Cottam went on to say that this challenge—working with federal agencies to protect local people and resources—extended beyond his office to the Utah Department of Natural Resources and Division of State Parks.

Lee later highlighted these challenges to argue for federal-local partnerships in managing federal lands, spinning a scenario in which timber growth and a bark beetle infestation goes ignored by federal land managers despite cautionary warnings of wildfire risk from, for example, the state forester.

“And then we wait, and lightning literally and metaphorically strikes, and the unthinkable happens—the entirely foreseeable happens,” Lee said.

Lee’s critics, however, see the matter differently.
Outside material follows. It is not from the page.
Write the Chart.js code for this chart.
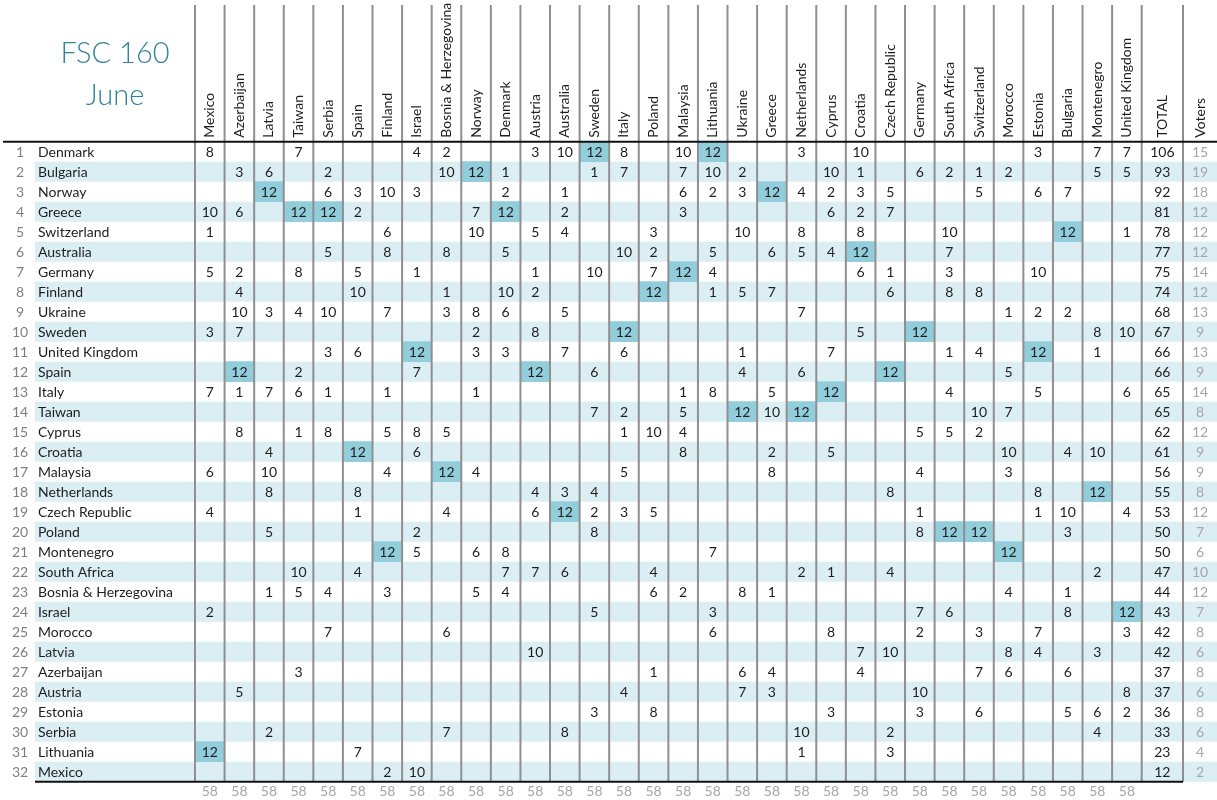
<!DOCTYPE html>
<html>
<head>
<meta charset="utf-8">
<script src="https://cdn.jsdelivr.net/npm/chart.js@4.4.1/dist/chart.umd.min.js"></script>
<style>
  html, body { margin: 0; padding: 0; background: #ffffff; }
  #wrap { width: 1217px; height: 800px; }
</style>
</head>
<body>
<div id="wrap"><canvas id="c" width="1217" height="800"></canvas></div>
<script>
// ---------------- DATA ----------------
const titleLines = ["FSC 160", "June"];
const voters = ["Mexico","Azerbaijan","Latvia","Taiwan","Serbia","Spain","Finland","Israel","Bosnia & Herzegovina","Norway","Denmark","Austria","Australia","Sweden","Italy","Poland","Malaysia","Lithuania","Ukraine","Greece","Netherlands","Cyprus","Croatia","Czech Republic","Germany","South Africa","Switzerland","Morocco","Estonia","Bulgaria","Montenegro","United Kingdom"];
const countries = ["Denmark","Bulgaria","Norway","Greece","Switzerland","Australia","Germany","Finland","Ukraine","Sweden","United Kingdom","Spain","Italy","Taiwan","Cyprus","Croatia","Malaysia","Netherlands","Czech Republic","Poland","Montenegro","South Africa","Bosnia & Herzegovina","Israel","Morocco","Latvia","Azerbaijan","Austria","Estonia","Serbia","Lithuania","Mexico"];
// points given by each voter (columns) to each country (rows); 0 = no points
const votes = [
  [8,0,0,7,0,0,0,4,2,0,0,3,10,12,8,0,10,12,0,0,3,0,10,0,0,0,0,0,3,0,7,7],
  [0,3,6,0,2,0,0,0,10,12,1,0,0,1,7,0,7,10,2,0,0,10,1,0,6,2,1,2,0,0,5,5],
  [0,0,12,0,6,3,10,3,0,0,2,0,1,0,0,0,6,2,3,12,4,2,3,5,0,0,5,0,6,7,0,0],
  [10,6,0,12,12,2,0,0,0,7,12,0,2,0,0,0,3,0,0,0,0,6,2,7,0,0,0,0,0,0,0,0],
  [1,0,0,0,0,0,6,0,0,10,0,5,4,0,0,3,0,0,10,0,8,0,8,0,0,10,0,0,0,12,0,1],
  [0,0,0,0,5,0,8,0,8,0,5,0,0,0,10,2,0,5,0,6,5,4,12,0,0,7,0,0,0,0,0,0],
  [5,2,0,8,0,5,0,1,0,0,0,1,0,10,0,7,12,4,0,0,0,0,6,1,0,3,0,0,10,0,0,0],
  [0,4,0,0,0,10,0,0,1,0,10,2,0,0,0,12,0,1,5,7,0,0,0,6,0,8,8,0,0,0,0,0],
  [0,10,3,4,10,0,7,0,3,8,6,0,5,0,0,0,0,0,0,0,7,0,0,0,0,0,0,1,2,2,0,0],
  [3,7,0,0,0,0,0,0,0,2,0,8,0,0,12,0,0,0,0,0,0,0,5,0,12,0,0,0,0,0,8,10],
  [0,0,0,0,3,6,0,12,0,3,3,0,7,0,6,0,0,0,1,0,0,7,0,0,0,1,4,0,12,0,1,0],
  [0,12,0,2,0,0,0,7,0,0,0,12,0,6,0,0,0,0,4,0,6,0,0,12,0,0,0,5,0,0,0,0],
  [7,1,7,6,1,0,1,0,0,1,0,0,0,0,0,0,1,8,0,5,0,12,0,0,0,4,0,0,5,0,0,6],
  [0,0,0,0,0,0,0,0,0,0,0,0,0,7,2,0,5,0,12,10,12,0,0,0,0,0,10,7,0,0,0,0],
  [0,8,0,1,8,0,5,8,5,0,0,0,0,0,1,10,4,0,0,0,0,0,0,0,5,5,2,0,0,0,0,0],
  [0,0,4,0,0,12,0,6,0,0,0,0,0,0,0,0,8,0,0,2,0,5,0,0,0,0,0,10,0,4,10,0],
  [6,0,10,0,0,0,4,0,12,4,0,0,0,0,5,0,0,0,0,8,0,0,0,0,4,0,0,3,0,0,0,0],
  [0,0,8,0,0,8,0,0,0,0,0,4,3,4,0,0,0,0,0,0,0,0,0,8,0,0,0,0,8,0,12,0],
  [4,0,0,0,0,1,0,0,4,0,0,6,12,2,3,5,0,0,0,0,0,0,0,0,1,0,0,0,1,10,0,4],
  [0,0,5,0,0,0,0,2,0,0,0,0,0,8,0,0,0,0,0,0,0,0,0,0,8,12,12,0,0,3,0,0],
  [0,0,0,0,0,0,12,5,0,6,8,0,0,0,0,0,0,7,0,0,0,0,0,0,0,0,0,12,0,0,0,0],
  [0,0,0,10,0,4,0,0,0,0,7,7,6,0,0,4,0,0,0,0,2,1,0,4,0,0,0,0,0,0,2,0],
  [0,0,1,5,4,0,3,0,0,5,4,0,0,0,0,6,2,0,8,1,0,0,0,0,0,0,0,4,0,1,0,0],
  [2,0,0,0,0,0,0,0,0,0,0,0,0,5,0,0,0,3,0,0,0,0,0,0,7,6,0,0,0,8,0,12],
  [0,0,0,0,7,0,0,0,6,0,0,0,0,0,0,0,0,6,0,0,0,8,0,0,2,0,3,0,7,0,0,3],
  [0,0,0,0,0,0,0,0,0,0,0,10,0,0,0,0,0,0,0,0,0,0,7,10,0,0,0,8,4,0,3,0],
  [0,0,0,3,0,0,0,0,0,0,0,0,0,0,0,1,0,0,6,4,0,0,4,0,0,0,7,6,0,6,0,0],
  [0,5,0,0,0,0,0,0,0,0,0,0,0,0,4,0,0,0,7,3,0,0,0,0,10,0,0,0,0,0,0,8],
  [0,0,0,0,0,0,0,0,0,0,0,0,0,3,0,8,0,0,0,0,0,3,0,0,3,0,6,0,0,5,6,2],
  [0,0,2,0,0,0,0,0,7,0,0,0,8,0,0,0,0,0,0,0,10,0,0,2,0,0,0,0,0,0,4,0],
  [12,0,0,0,0,7,0,0,0,0,0,0,0,0,0,0,0,0,0,0,1,0,0,3,0,0,0,0,0,0,0,0],
  [0,0,0,0,0,0,2,10,0,0,0,0,0,0,0,0,0,0,0,0,0,0,0,0,0,0,0,0,0,0,0,0]
];
const totals = [106,93,92,81,78,77,75,74,68,67,66,66,65,65,62,61,56,55,53,50,50,47,44,43,42,42,37,37,36,33,23,12];
const voterCounts = [15,19,18,12,12,12,14,12,13,9,13,9,14,8,12,9,9,8,12,7,6,10,12,7,8,6,8,6,8,6,4,2];
const columnTotals = [58,58,58,58,58,58,58,58,58,58,58,58,58,58,58,58,58,58,58,58,58,58,58,58,58,58,58,58,58,58,58,58];
const headerExtra = ["TOTAL", "Voters"];

// ---------------- STYLE ----------------
const FONT = 'Lato, "Open Sans", sans-serif';
const TXT = '#1e1e1e';
const GREY = '#a6a6a6';
const RANKC = '#7f7f7f';
const STRIPE = '#daeef3';
const HILITE = '#92cddc';
const GRID = '#8f8f8f';
const TEAL = '#31849b';

// derived datasets
const cellPoints = [];
const topCells = [];
votes.forEach((row, r) => row.forEach((v, c) => {
  if (v) cellPoints.push({ x: c + 0.5, y: r + 0.5, v: v });
  if (v === 12) topCells.push({ x: c + 0.5, y: [r, r + 1] });
}));

const tablePlugin = {
  id: 'table',
  beforeDatasetsDraw(chart) {
    const { ctx, scales: { x, y } } = chart;
    const left = 35;
    ctx.save();
    ctx.fillStyle = STRIPE;
    for (let r = 1; r < countries.length; r += 2) {
      const t = y.getPixelForValue(r), b = y.getPixelForValue(r + 1);
      ctx.fillRect(left, t, chart.width - left, b - t);
    }
    ctx.restore();
  },
  afterDatasetsDraw(chart) {
    const { ctx, chartArea: ca, scales: { x, y } } = chart;
    const totalRight = x.getPixelForValue(voters.length) + 41.3;
    const totalC = (x.getPixelForValue(voters.length) + totalRight) / 2;
    const votersC = (totalRight + chart.width) / 2;
    ctx.save();
    // vertical grid lines
    ctx.strokeStyle = GRID;
    ctx.lineWidth = 2;
    const lineTop = 5;
    for (let c = 0; c <= voters.length; c++) {
      const px = x.getPixelForValue(c);
      ctx.beginPath(); ctx.moveTo(px, lineTop); ctx.lineTo(px, ca.bottom); ctx.stroke();
    }
    ctx.beginPath(); ctx.moveTo(totalRight, lineTop); ctx.lineTo(totalRight, ca.bottom); ctx.stroke();
    // horizontal rules
    ctx.strokeStyle = '#111';
    ctx.lineWidth = 2;
    ctx.beginPath(); ctx.moveTo(3, ca.top); ctx.lineTo(chart.width, ca.top); ctx.stroke();
    ctx.beginPath(); ctx.moveTo(35, ca.bottom); ctx.lineTo(totalRight, ca.bottom); ctx.stroke();

    // cell values
    ctx.font = '14px ' + FONT;
    ctx.textAlign = 'center';
    ctx.textBaseline = 'middle';
    ctx.fillStyle = TXT;
    const meta = chart.getDatasetMeta(1);
    meta.data.forEach((el, i) => {
      ctx.fillText(String(cellPoints[i].v), el.x, el.y + 0.5);
    });

    // row labels, totals, voters
    countries.forEach((name, r) => {
      const cy = y.getPixelForValue(r + 0.5) + 0.5;
      ctx.textAlign = 'center';
      ctx.fillStyle = RANKC;
      ctx.fillText(String(r + 1), 20, cy);
      ctx.textAlign = 'left';
      ctx.fillStyle = TXT;
      ctx.fillText(name, 38, cy);
      ctx.textAlign = 'center';
      ctx.fillText(String(totals[r]), totalC, cy);
      ctx.fillStyle = GREY;
      ctx.fillText(String(voterCounts[r]), votersC, cy);
    });
    // column totals
    ctx.fillStyle = GREY;
    columnTotals.forEach((v, c) => {
      ctx.fillText(String(v), x.getPixelForValue(c + 0.5), ca.bottom + 10);
    });

    // rotated header labels
    ctx.fillStyle = TXT;
    ctx.textAlign = 'left';
    ctx.textBaseline = 'middle';
    const drawV = (txt, px) => {
      ctx.save();
      ctx.translate(px, ca.top - 4);
      ctx.rotate(-Math.PI / 2);
      ctx.fillText(txt, 0, 0);
      ctx.restore();
    };
    voters.forEach((v, c) => drawV(v, x.getPixelForValue(c + 0.5)));
    drawV(headerExtra[0], totalC);
    drawV(headerExtra[1], votersC);

    // title
    ctx.fillStyle = TEAL;
    ctx.textAlign = 'center';
    ctx.textBaseline = 'alphabetic';
    ctx.font = '300 29px ' + FONT;
    ctx.fillText(titleLines[0], 115, 63);
    ctx.fillText(titleLines[1], 115, 105);
    ctx.restore();
  }
};

new Chart(document.getElementById('c'), {
  type: 'bar',
  data: {
    datasets: [
      {
        type: 'bar',
        data: topCells,
        backgroundColor: HILITE,
        borderWidth: 0,
        barPercentage: 1,
        categoryPercentage: 1
      },
      {
        type: 'scatter',
        data: cellPoints,
        pointRadius: 0,
        pointHoverRadius: 0,
        showLine: false
      }
    ]
  },
  options: {
    responsive: false,
    animation: false,
    events: [],
    layout: { padding: { left: 195, right: 75.3, top: 141.7, bottom: 18.3 } },
    plugins: { legend: { display: false }, tooltip: { enabled: false } },
    scales: {
      x: { type: 'linear', min: 0, max: voters.length, offset: false, display: false, grid: { offset: false } },
      y: { type: 'linear', min: 0, max: countries.length, reverse: true, display: false, beginAtZero: false }
    }
  },
  plugins: [tablePlugin]
});
</script>
</body>
</html>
The Southern Utah Wilderness Association (SUWA) criticized Lee for his representation of federal land managers.

“It continues to be incredibly disingenuous to watch prominent members of Congress disparage federal land managers for lacking the resources or support to manage public lands, when it is Congress who is simultaneously and systematically cutting those same agencies’ funding,” said Kya Marienfeld, a wildlife attorney for SUWA, after the meeting.

Marienfeld went on to say that Utahns understand the invaluable nature of these public lands, and that regardless of designation, “there are millions of acres of unspoiled and pristine public lands across Utah that we, and all Americans, would like to remain that way.”